After revealing his identity in 2020, Castillejo described months spent in the hospital, hearing and weight loss, and other grueling side effects that followed in the year after his transplant.

But, as the New York Times reported, in October 2017, he was able to stop ART and, in March 2019, one of his doctors, Ravindra Gupta, announced that he had been cured.

Marc Franke

March 2019 also saw the announcement that a third HIV-positive patient who had received a similar stem cell transplant in 2013 was in “remission.”

In early 2023, after nearly a decade of testing and more than four years after he stopped ART, researchers announced that Marc Franke, then known as “the Düsseldorf patient,” had been cured.

In 2024, Franke described to NPR the “debilitating” process, which included immunosuppressant drugs that led to liver inflammation, loss of bone density, and a herpes infection that spread to his brain.

“The New York Patient”

The first woman to be described as cured of HIV was announced in February 2022. Known only as “the New York patient,” she received a different kind of stem cell transplant to treat leukemia than previous patients, according to AIDSMap.

Her case is also unique in that while her donor also possessed the CCR5-delta-32 mutation, the fact that she is mixed-race made it necessary to supplement her treatment with cells from a relative who did not have the mutation.

Paul Edmonds

In April 2023, Paul Edmonds identified himself as “the City of Hope Patient” who had been first announced as being “cured of HIV” two years prior.

According to USA Today, he had been living with HIV for more than 30 years when he received a stem cell transplant to treat his leukemia at the City of Hope cancer treatment and research center in California. He went off ART in 2021.

In his 60s at the time, Edmonds is the oldest person to be cured of HIV and had lived with the disease longer than any other. Along with Castillejo and Franke, Edmonds has agreed to participate in Oregon scientist Jonah Sacha and his team’s research into finding a more scalable cure for HIV.

“The Geneva Patient”

In July 2023, researchers announced another potential breakthrough. They described the case of “the Geneva Patient,” a French-Swiss man who experienced HIV remission after receiving a stem cell transplant from a donor who, unlike in every other case, did not possess the CCR5-delta-32 mutation.

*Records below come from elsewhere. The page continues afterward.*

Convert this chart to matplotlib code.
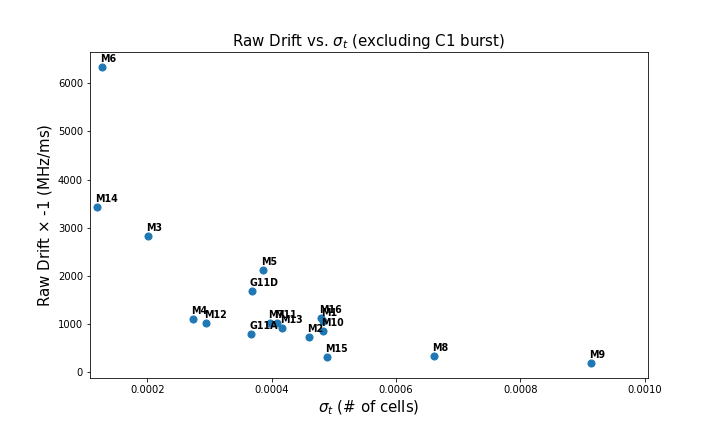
import matplotlib
matplotlib.use("Agg")
import matplotlib.pyplot as plt
from matplotlib.ticker import MultipleLocator

names = ["M6", "M14", "M3", "M5", "G11D", "M4", "M12", "G11A", "M7", "M11",
         "M13", "M2", "M16", "M1", "M10", "M15", "M8", "M9"]
sigma_t = [0.000128, 0.000120, 0.000201, 0.000386, 0.000368, 0.000274, 0.000295,
           0.000367, 0.000398, 0.000408, 0.000417, 0.000460, 0.000479, 0.000483,
           0.000483, 0.000489, 0.000662, 0.000914]
drift = [6345, 3431, 2826, 2118, 1681, 1098, 1015, 786, 1015, 1027,
         911, 723, 1119, 1060, 845, 306, 333, 181]

fig = plt.figure(figsize=(10, 6), dpi=72)
ax = fig.add_axes([90/720, 1 - 378/432, (648 - 90)/720, (378 - 52)/432])
ax.scatter(sigma_t, drift, s=50, color="#1f77b4")
for n, x, y in zip(names, sigma_t, drift):
    ax.annotate(n, (x, y), textcoords="offset points", xytext=(-2, 5),
                fontsize=9.5, fontweight="bold")
ax.set_xlim(min(sigma_t) * 0.9, max(sigma_t) * 1.1)
ax.xaxis.set_major_locator(MultipleLocator(0.0002))
ax.set_title(r"Raw Drift vs. $\sigma_t$ (excluding C1 burst)", fontsize=15)
ax.set_xlabel(r"$\sigma_t$ (# of cells)", fontsize=15)
ax.set_ylabel(r"Raw Drift $\times$ -1 (MHz/ms)", fontsize=15)
ax.tick_params(labelsize=10)
fig.savefig("out.png", dpi=72)
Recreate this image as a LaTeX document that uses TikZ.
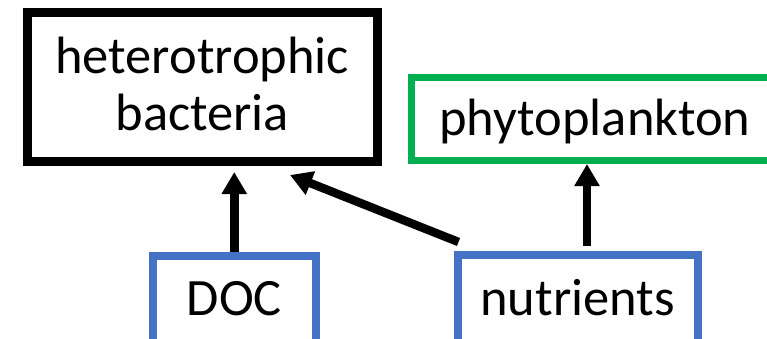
\documentclass[tikz,border=0pt]{standalone}
\usepackage{fontspec}
\setmainfont{Carlito}
\usetikzlibrary{arrows.meta}
\definecolor{boxgreen}{HTML}{00B050}
\definecolor{boxblue}{HTML}{4472C4}
\tikzset{
  box/.style={draw, rectangle, inner sep=0pt, font=\fontsize{52.5}{57}\selectfont, align=center},
  conn/.style={line width=8.5pt, -{Triangle[width=24pt,length=22pt]}},
}
\begin{document}
\begin{tikzpicture}[x=1pt,y=-1pt]
\useasboundingbox (0,0) rectangle (767,338);
\clip (0,0) rectangle (767,338);
\node[box, line width=9pt, minimum width=349.5pt, minimum height=149.5pt,
      text height=96.5pt, text depth=10pt] (bact) at (202.25,86.75) {heterotrophic\\bacteria};
\node[box, draw=boxgreen, line width=7pt, minimum width=368pt, minimum height=83.5pt,
      text height=36pt, text depth=3.5pt] (phyto) at (595,118.75) {phytoplankton};
\node[box, draw=boxblue, line width=8pt, minimum width=162.5pt, minimum height=93pt,
      text height=35pt, text depth=10pt] (doc) at (234.25,302.5) {DOC};
\node[box, draw=boxblue, line width=8pt, minimum width=240pt, minimum height=93pt,
      text height=36pt, text depth=9pt] (nut) at (577.5,301.5) {nutrients};
\coordinate (dtail) at ([shift={(5,-9)}]nut.north west);
\coordinate (dtip) at (290,175);
\coordinate (ptail) at (587,246);
\draw[conn, shorten >=6pt] (doc.north) -- (doc.north |- bact.south);
\draw[conn] (dtail) -- (dtip);
\draw[conn] (ptail) -- (ptail |- phyto.south);
\end{tikzpicture}
\end{document}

According to AIDSMap, following the transplant, the patient — later identified only as Romuald — experienced graft-versus-host disease (a condition in which a transplant recipient’s body is attacked by the donor’s immune cells, which recognize the recipient’s tissues as foreign). He was then treated with ruxolitinib, a medication that has been shown to reduce patients’ HIV reservoir (long-living, resting immune cells that harbor latent HIV DNA).

“The Next Berlin Patient”

A seventh patient, who has not publicly identified themself, was reported in 2024. As Healio noted at the time, this case of the then-60-year-old German man brought another twist in the search for a cure.

Every other patient cured of HIV, besides the Geneva Patient, received a stem cell transplant from a donor with two copies of the CCR5-delta-32 mutation — that is, both their parents had the mutation.

“The Next Berlin Patient” as Dr. Christian Gaebler and his team have referred to the man, received stem cells from a donor with only one copy. However, the patient himself had a single copy of CCR5-delta-32, which Gaebler has said may account for his ability to remain HIV-free since stopping ART in 2018.

The Eighth and Ninth Patients

The nighttime skyline of Oslo, Norway
The nighttime skyline of Oslo, Norway | Shutterstock

Last March, physicians in Chicago and Oslo reported two more cases in which patients had been cured of HIV. Both received stem cell transplants from donors with CCR5-delta-32, but each is unique in their own way.

The patient described by Dr. Paul Rubinstein of the University of Illinois at Chicago is the first to see a recurrence of HIV after stopping ART post-transplant, but who was able to achieve sustained remission after going back on treatment for a two-year period.

The “Oslo Patient,” meanwhile, is the first to experience remission following a transplant from a sibling. Notably, the Oslo Patient did not inherit the CCR5-delta-32 mutation, but his brother, who was his donor, did, according to Healio.